CLICK HERE to read the CNIL opinion on facial recognition technology.
Advocate General’s opinion on the validity of the EU standard contractual clauses. The Advocate General for the Court of Justice of the European Union (“CJEU”) published its opinion affirming the validity of the standard contractual clause mechanism for data transfers from the EU to third countries under the GDPR. The opinion was issued in connection with a case filed by Maximillian Schrems, an Austrian Facebook user, attorney and privacy activist, who filed a complaint against Facebook alleging that Facebook unlawfully transfers personal data of its European users to the United States for processing.
The GDPR allows personal data to be transferred to a country outside the European Union if that country ensures an adequate level of protection of the data, or by using alternative transfer mechanisms such as the standard contractual clauses promulgated by the European Commission back in 2010.
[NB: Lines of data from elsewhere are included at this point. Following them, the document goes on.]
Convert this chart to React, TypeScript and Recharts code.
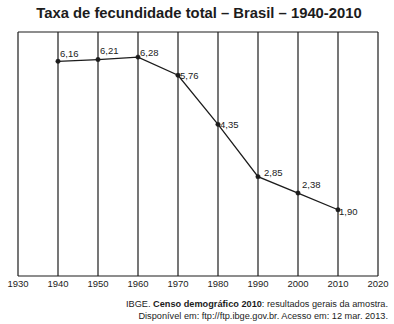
import { LineChart, Line, XAxis, YAxis, CartesianGrid, ReferenceLine, LabelList } from 'recharts';

const years = [1940, 1950, 1960, 1970, 1980, 1990, 2000, 2010];
const rates = [6.16, 6.21, 6.28, 5.76, 4.35, 2.85, 2.38, 1.9];
const decadeTicks = [1930, 1940, 1950, 1960, 1970, 1980, 1990, 2000, 2010, 2020];

// label nudges (dx, dy) relative to each point
const labelOffsets: Array<[number, number]> = [
  [2, -8], [2, -9], [2, -4], [2, 0], [2, 0], [6, -4], [4, -8], [1, 2],
];

const data = years.map((year, i) => ({ year, rate: rates[i] }));

const FONT = '"Liberation Sans", Arial, sans-serif';
const INK = '#1c1c1c';

function fmt(v: number) {
  return v.toFixed(2).replace('.', ',');
}

function PointLabel(props: any) {
  const { x, y, value, index } = props;
  const [dx, dy] = labelOffsets[index] ?? [2, 0];
  return (
    <text x={x + dx} y={y + dy} dy="0.35em" fontSize={9.5} fill={INK} fontFamily={FONT}>
      {fmt(Number(value))}
    </text>
  );
}

export default function App() {
  return (
    <div style={{ position: 'absolute', left: 0, top: 0, width: 394, height: 324, background: '#fff', fontFamily: FONT }}>
      <div
        style={{
          position: 'absolute', left: 0, top: 5, width: 398, textAlign: 'center',
          fontSize: 14.8, fontWeight: 'bold', color: INK,
        }}
      >
        Taxa de fecundidade total – Brasil – 1940-2010
      </div>
      <LineChart width={394} height={324} data={data} margin={{ top: 32, right: 16, left: 18, bottom: 28 }}>
        <CartesianGrid horizontal={false} stroke={INK} strokeWidth={1.2} />
        <XAxis
          dataKey="year"
          type="number"
          domain={[1930, 2020]}
          ticks={decadeTicks}
          tickLine={false}
          tickSize={0}
          tickMargin={4}
          height={20}
          axisLine={{ stroke: INK, strokeWidth: 1.2 }}
          tick={{ fontSize: 9.5, fill: INK, fontFamily: FONT }}
          interval={0}
        />
        <YAxis hide domain={[0, 7]} ticks={[0, 7]} />
        <ReferenceLine y={7} stroke={INK} strokeWidth={1.2} />
        <Line
          dataKey="rate"
          stroke={INK}
          strokeWidth={1.3}
          dot={{ r: 2.2, fill: INK, stroke: INK, strokeWidth: 0.5 }}
          isAnimationActive={false}
        >
          <LabelList dataKey="rate" content={<PointLabel />} />
        </Line>
      </LineChart>
      <div
        style={{
          position: 'absolute', right: 6, top: 298, textAlign: 'right',
          fontSize: 9.2, lineHeight: '12px', color: INK,
        }}
      >
        IBGE. <b>Censo demográfico 2010</b>: resultados gerais da amostra.
        <br />
        Disponível em: ftp://ftp.ibge.gov.br. Acesso em: 12 mar. 2013.
      </div>
    </div>
  );
}
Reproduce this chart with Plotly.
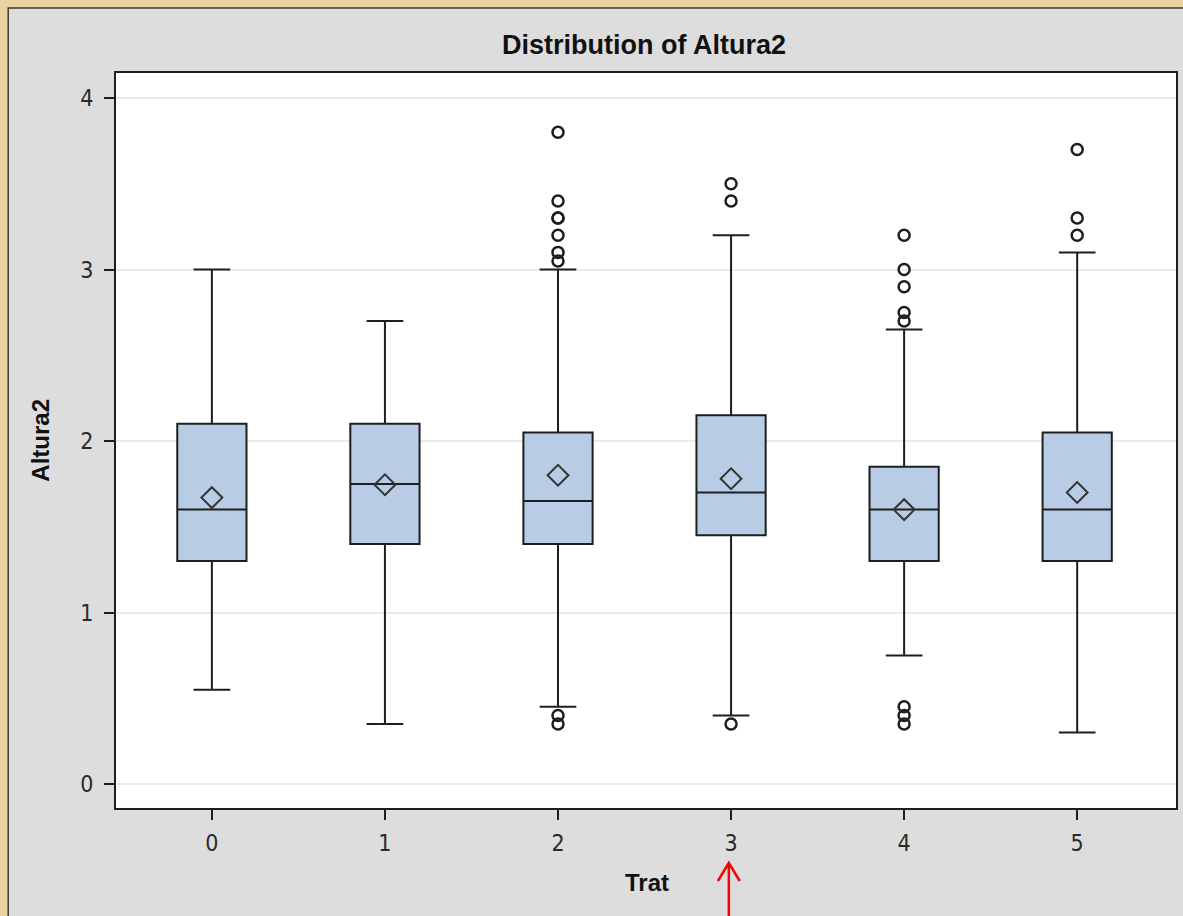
import plotly.graph_objects as go

# Box statistics of Altura2 for each treatment group (Trat)
trat = [0, 1, 2, 3, 4, 5]
tick_labels = ["0", "1", "2", "3", "4", "5"]
q1 = [1.30, 1.40, 1.40, 1.45, 1.30, 1.30]
median = [1.60, 1.75, 1.65, 1.70, 1.60, 1.60]
q3 = [2.10, 2.10, 2.05, 2.15, 1.85, 2.05]
lower_whisker = [0.55, 0.35, 0.45, 0.40, 0.75, 0.30]
upper_whisker = [3.00, 2.70, 3.00, 3.20, 2.65, 3.10]
means = [1.67, 1.745, 1.80, 1.78, 1.60, 1.70]

# Outlying observations per group
outliers = {
    0: [],
    1: [],
    2: [3.80, 3.40, 3.30, 3.30, 3.20, 3.10, 3.05, 0.40, 0.35],
    3: [3.50, 3.40, 0.35],
    4: [3.20, 3.00, 2.90, 2.75, 2.70, 0.45, 0.40, 0.35],
    5: [3.70, 3.30, 3.20],
}

W, H = 1183, 916
ML, MR, MT, MB = 116, 5, 73, 108
PW, PH = W - ML - MR, H - MT - MB


def px_x(px):
    return (px - ML) / PW


def px_y(py):
    return (H - MB - py) / PH


BOX_FILL = "#b8cde5"
INK = "#1e1e1e"
TICK_FONT = dict(family="Liberation Sans Narrow, Arial Narrow, DejaVu Sans Condensed, Liberation Sans, Arial, sans-serif",
                 size=23, color="#2a2a2a")
BOLD_FONT = dict(family="Liberation Sans, Arial, sans-serif", size=24, color="#111111", weight="bold")

fig = go.Figure()

fig.add_trace(go.Box(
    x=trat, q1=q1, median=median, q3=q3,
    lowerfence=lower_whisker, upperfence=upper_whisker,
    width=0.4, whiskerwidth=0.53,
    fillcolor=BOX_FILL, line=dict(color=INK, width=2),
    boxpoints=False, showlegend=False, hoverinfo="skip",
))

ox, oy = [], []
for g in trat:
    for v in outliers[g]:
        ox.append(g)
        oy.append(v)

fig.add_trace(go.Scatter(
    x=ox, y=oy, mode="markers", showlegend=False,
    marker=dict(symbol="circle-open", size=11, color=INK, line=dict(width=2.5)),
))

fig.add_trace(go.Scatter(
    x=trat, y=means, mode="markers", showlegend=False,
    marker=dict(symbol="diamond-open", size=16, color="#333333", line=dict(width=2)),
))

shapes = [
    # grey panel framed by a thin dark line
    dict(type="rect", xref="paper", yref="paper", layer="below",
         x0=px_x(8), x1=px_x(W + 6), y0=px_y(H + 6), y1=px_y(8),
         fillcolor="#dddddd", line=dict(color="#3a3a3a", width=1.5)),
    # white data area on top of the panel
    dict(type="rect", xref="paper", yref="paper", layer="below",
         x0=0, x1=1, y0=0, y1=1, fillcolor="#ffffff", line=dict(width=0)),
    # red arrow pointing at group 3
    dict(type="path", xref="paper", yref="paper", layer="above",
         path=f"M {px_x(730)},{px_y(H + 2)} L {px_x(730)},{px_y(864)} "
              f"M {px_x(719)},{px_y(881)} L {px_x(730)},{px_y(863)} L {px_x(741)},{px_y(881)}",
         line=dict(color="#ff0000", width=2.5)),
]

annotations = [
    dict(text="Altura2", xref="paper", yref="paper", x=px_x(40), y=0.5,
         textangle=-90, showarrow=False, font=BOLD_FONT, xanchor="center", yanchor="middle"),
    dict(text="Trat", xref="paper", yref="paper", x=px_x(648), y=px_y(882),
         showarrow=False, font=BOLD_FONT, xanchor="center", yanchor="middle"),
]

fig.update_layout(
    width=W, height=H,
    margin=dict(l=ML, r=MR, t=MT, b=MB),
    paper_bgcolor="#e8d3a0",
    plot_bgcolor="#ffffff",
    title=dict(text="Distribution of Altura2", x=px_x(645), xref="paper",
               y=1 - 45 / H, yref="container", xanchor="center", yanchor="middle",
               font=dict(family="Liberation Sans, Arial, sans-serif", size=27,
                         color="#111111", weight="bold")),
    shapes=shapes,
    annotations=annotations,
    xaxis=dict(range=[-0.554, 5.571], tickvals=trat, ticktext=tick_labels,
               showgrid=False, zeroline=False,
               showline=True, mirror=True, linecolor=INK, linewidth=2,
               ticks="outside", ticklen=10, tickwidth=2, tickcolor=INK,
               ticklabelstandoff=3, tickfont=TICK_FONT),
    yaxis=dict(range=[-0.14, 4.146], tickvals=[0, 1, 2, 3, 4],
               showgrid=True, gridcolor="#ebebeb", gridwidth=2, zeroline=False,
               showline=True, mirror=True, linecolor=INK, linewidth=2,
               ticks="outside", ticklen=10, tickwidth=2, tickcolor=INK,
               ticklabelstandoff=6, tickfont=TICK_FONT),
)

fig.write_html("out.html")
In its opinion, the Advocate General concluded that the standard contractual clauses impose a duty on controllers and supervisory authorities to suspend and prohibit a transfer if they have reason to believe that a conflict arises between the privacy obligations under the standard clauses and the laws of the destination country, such that the standard clauses cannot properly be complied with. The Advocate General opined that this renders the standard clauses a valid transfer mechanism as it provides sufficient guarantee that transfers based on the clauses are suspended or prohibited where those clauses are breached or impossible to honor.
The Advocate General’s opinion does not bind the CJEU, which is expected to issue its judgment on the matter in 2020.